Nit: by the way, the RETPOLINE_RAX_BPF_JIT() doesn't have a do {} while (0)
construct but for RETPOLINE_EDX_BPF_JIT(), you add it. Could you make both
consistent to each other? I don't really mind which way as long as they're
both consistent.

> +#endif
> +#else /* !CONFIG_RETPOLINE */
> +
> +#ifdef CONFIG_X86_64
>  # define RETPOLINE_RAX_BPF_JIT_SIZE	2
>  # define RETPOLINE_RAX_BPF_JIT()				\
>  	EMIT2(0xFF, 0xE0);	 /* jmp *%rax */
> +#else
> +# define RETPOLINE_EDX_BPF_JIT()				\
> +	EMIT2(0xFF, 0xE2) /* jmp *%edx */
> +#endif
>  #endif
>  
>  #endif /* _ASM_X86_NOSPEC_BRANCH_H_ */
[...]
> +struct bpf_prog *bpf_int_jit_compile(struct bpf_prog *prog)
> +{
> +	struct bpf_binary_header *header = NULL;
> +	struct bpf_prog *tmp, *orig_prog = prog;
> +	int proglen, oldproglen = 0;
> +	struct jit_context ctx = {};
> +	bool tmp_blinded = false;
> +	u8 *image = NULL;
> +	int *addrs;
> +	int pass;
> +	int i;
> +
> +	if (!prog->jit_requested)
> +		return orig_prog;
> +
> +	tmp = bpf_jit_blind_constants(prog);
> +	/* If blinding was requested and we failed during blinding,
> +	 * we must fall back to the interpreter.
> +	 */
> +	if (IS_ERR(tmp))
> +		return orig_prog;
> +	if (tmp != prog) {
> +		tmp_blinded = true;
> +		prog = tmp;
> +	}
> +
> +	addrs = kmalloc(prog->len * sizeof(*addrs), GFP_KERNEL);
> +	if (!addrs) {
> +		prog = orig_prog;
> +		goto out;
> +	}
> +
> +	/* Before first pass, make a rough estimation of addrs[]
> +	 * each bpf instruction is translated to less than 64 bytes
> +	 */
> +	for (proglen = 0, i = 0; i < prog->len; i++) {
> +		proglen += 64;
> +		addrs[i] = proglen;
> +	}
> +	ctx.cleanup_addr = proglen;
> +
> +	/* JITed image shrinks with every pass and the loop iterates
> +	 * until the image stops shrinking.

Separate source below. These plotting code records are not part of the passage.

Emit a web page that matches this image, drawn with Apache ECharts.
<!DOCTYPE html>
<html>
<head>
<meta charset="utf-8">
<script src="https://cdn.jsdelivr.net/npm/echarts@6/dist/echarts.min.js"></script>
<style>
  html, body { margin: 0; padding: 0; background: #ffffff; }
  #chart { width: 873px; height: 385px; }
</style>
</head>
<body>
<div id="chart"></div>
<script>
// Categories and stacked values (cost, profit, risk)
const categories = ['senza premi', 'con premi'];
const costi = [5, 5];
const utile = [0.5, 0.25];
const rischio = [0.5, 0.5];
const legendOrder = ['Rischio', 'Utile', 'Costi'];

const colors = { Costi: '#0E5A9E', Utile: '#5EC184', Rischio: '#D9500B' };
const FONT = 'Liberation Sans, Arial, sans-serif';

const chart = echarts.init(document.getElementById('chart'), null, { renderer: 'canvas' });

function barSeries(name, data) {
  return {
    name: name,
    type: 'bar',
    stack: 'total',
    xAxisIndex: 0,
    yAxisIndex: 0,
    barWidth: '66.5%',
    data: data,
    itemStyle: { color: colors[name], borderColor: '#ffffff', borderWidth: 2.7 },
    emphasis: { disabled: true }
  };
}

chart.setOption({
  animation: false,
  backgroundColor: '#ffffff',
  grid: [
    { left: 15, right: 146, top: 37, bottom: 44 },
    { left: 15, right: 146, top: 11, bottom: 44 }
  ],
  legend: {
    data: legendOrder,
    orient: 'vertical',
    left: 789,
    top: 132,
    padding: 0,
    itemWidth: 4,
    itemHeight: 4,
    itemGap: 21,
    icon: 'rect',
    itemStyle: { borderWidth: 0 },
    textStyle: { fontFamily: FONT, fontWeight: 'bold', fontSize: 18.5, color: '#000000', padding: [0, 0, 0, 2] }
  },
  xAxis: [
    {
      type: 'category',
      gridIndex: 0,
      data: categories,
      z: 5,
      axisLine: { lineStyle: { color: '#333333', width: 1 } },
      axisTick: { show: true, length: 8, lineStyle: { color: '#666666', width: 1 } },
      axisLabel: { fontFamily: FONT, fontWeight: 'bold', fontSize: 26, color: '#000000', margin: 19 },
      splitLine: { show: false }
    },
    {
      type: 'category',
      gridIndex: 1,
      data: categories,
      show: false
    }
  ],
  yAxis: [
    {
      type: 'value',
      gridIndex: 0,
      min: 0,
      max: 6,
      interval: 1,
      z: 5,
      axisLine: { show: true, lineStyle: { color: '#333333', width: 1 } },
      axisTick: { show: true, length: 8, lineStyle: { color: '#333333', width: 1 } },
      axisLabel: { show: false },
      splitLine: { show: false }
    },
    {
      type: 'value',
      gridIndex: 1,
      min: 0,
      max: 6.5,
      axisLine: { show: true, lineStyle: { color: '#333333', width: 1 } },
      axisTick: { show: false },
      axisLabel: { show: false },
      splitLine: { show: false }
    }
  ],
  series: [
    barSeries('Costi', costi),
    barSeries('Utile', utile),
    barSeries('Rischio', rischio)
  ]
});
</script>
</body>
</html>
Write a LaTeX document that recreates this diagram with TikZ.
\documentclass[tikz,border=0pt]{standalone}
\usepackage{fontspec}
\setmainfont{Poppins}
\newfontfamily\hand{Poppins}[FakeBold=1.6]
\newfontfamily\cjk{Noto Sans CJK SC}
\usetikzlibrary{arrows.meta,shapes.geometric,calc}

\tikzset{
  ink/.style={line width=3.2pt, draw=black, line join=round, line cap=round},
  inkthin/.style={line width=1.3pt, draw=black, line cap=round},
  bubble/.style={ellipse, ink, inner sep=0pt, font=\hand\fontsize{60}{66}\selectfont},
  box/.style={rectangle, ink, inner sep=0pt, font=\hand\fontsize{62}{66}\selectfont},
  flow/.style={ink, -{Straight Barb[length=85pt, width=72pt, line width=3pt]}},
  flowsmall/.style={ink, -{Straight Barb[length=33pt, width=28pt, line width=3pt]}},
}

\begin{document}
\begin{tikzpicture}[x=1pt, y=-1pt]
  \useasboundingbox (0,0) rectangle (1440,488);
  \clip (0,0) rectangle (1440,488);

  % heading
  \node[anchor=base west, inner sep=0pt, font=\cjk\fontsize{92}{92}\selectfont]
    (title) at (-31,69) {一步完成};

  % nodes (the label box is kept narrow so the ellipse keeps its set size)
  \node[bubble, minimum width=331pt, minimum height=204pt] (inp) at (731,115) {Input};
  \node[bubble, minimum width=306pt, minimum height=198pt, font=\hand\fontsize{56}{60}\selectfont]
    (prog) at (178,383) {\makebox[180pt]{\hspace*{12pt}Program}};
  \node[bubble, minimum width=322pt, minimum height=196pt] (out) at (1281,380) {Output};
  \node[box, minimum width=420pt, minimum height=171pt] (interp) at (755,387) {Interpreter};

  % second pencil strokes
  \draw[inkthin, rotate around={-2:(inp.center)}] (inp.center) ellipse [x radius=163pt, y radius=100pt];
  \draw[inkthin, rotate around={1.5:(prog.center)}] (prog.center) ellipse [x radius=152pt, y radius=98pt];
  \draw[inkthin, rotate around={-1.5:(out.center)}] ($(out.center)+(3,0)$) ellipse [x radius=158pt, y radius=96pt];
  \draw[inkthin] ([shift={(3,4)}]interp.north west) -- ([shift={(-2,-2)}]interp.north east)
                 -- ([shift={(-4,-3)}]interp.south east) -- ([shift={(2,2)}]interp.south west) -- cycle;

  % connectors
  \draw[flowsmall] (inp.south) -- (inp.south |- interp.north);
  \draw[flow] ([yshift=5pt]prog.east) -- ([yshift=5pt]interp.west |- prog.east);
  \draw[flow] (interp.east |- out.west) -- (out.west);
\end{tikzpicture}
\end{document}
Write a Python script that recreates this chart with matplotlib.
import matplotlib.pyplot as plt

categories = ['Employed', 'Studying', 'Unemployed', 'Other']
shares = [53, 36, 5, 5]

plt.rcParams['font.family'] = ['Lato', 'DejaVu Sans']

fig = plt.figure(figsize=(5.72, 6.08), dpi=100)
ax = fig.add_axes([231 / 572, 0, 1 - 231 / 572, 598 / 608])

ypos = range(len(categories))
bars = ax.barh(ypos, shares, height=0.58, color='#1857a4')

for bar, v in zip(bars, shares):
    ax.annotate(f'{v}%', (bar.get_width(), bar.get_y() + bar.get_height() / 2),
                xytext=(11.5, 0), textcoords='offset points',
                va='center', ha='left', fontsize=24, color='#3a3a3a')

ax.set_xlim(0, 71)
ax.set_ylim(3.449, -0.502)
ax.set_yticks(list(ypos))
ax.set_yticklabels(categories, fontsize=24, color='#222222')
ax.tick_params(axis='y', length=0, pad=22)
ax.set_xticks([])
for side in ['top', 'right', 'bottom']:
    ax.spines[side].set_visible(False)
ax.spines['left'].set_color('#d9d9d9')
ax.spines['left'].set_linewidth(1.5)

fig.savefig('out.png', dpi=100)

Very large bpf programs
> +	 * may converge on the last pass. In such case do one more
> +	 * pass to emit the final image
> +	 */
> +	for (pass = 0; pass < 20 || image; pass++) {
> +		proglen = do_jit(prog, addrs, image, oldproglen, &ctx);
> +		if (proglen <= 0) {
> +			image = NULL;
> +			if (header)
> +				bpf_jit_binary_free(header);
> +			prog = orig_prog;
> +			goto out_addrs;
> +		}
> +		if (image) {
> +			if (proglen != oldproglen) {
> +				pr_err("bpf_jit: proglen=%d != oldproglen=%d\n",
> +				       proglen, oldproglen);
> +				prog = orig_prog;
> +				goto out_addrs;

This one above will leak image, you need to also free the header by
calling bpf_jit_binary_free(). You've copied this from x86-64 JIT,
fixed there:

https://git.kernel.org/pub/scm/linux/kernel/git/bpf/bpf.git/commit/?id=3aab8884c9eb99189a3569ac4e6b205371c9ac0b

We've recently merged this cleanup as well for x86-64 JIT, could you
please adapt the x86-32 JIT with similar cleanup as here:

https://git.kernel.org/pub/scm/linux/kernel/git/bpf/bpf-next.git/commit/?id=a2c7a98301d9f9bcfc4244de04252a04c0b68a79

Would be nice to address in one go so we don't need a follow-up cleanup.
Rest looks good from my side.

Thanks,
Daniel

> +			}
> +			break;
> +		}
> +		if (proglen == oldproglen) {
> +			header = bpf_jit_binary_alloc(proglen, &image,
> +						      1, jit_fill_hole);
> +			if (!header) {
> +				prog = orig_prog;
> +				goto out_addrs;
> +			}
> +		}
> +		oldproglen = proglen;
> +		cond_resched();
> +	}
> +
> +	if (bpf_jit_enable > 1)
> +		bpf_jit_dump(prog->len, proglen, pass + 1, image);
> +
> +	if (image) {
> +		bpf_jit_binary_lock_ro(header);
> +		prog->bpf_func = (void *)image;
> +		prog->jited = 1;
> +		prog->jited_len = proglen;
> +	} else {
> +		prog = orig_prog;
> +	}
> +
> +out_addrs:
> +	kfree(addrs);
> +out:
> +	if (tmp_blinded)
> +		bpf_jit_prog_release_other(prog, prog == orig_prog ?
> +					   tmp : orig_prog);
> +	return prog;
> +}
>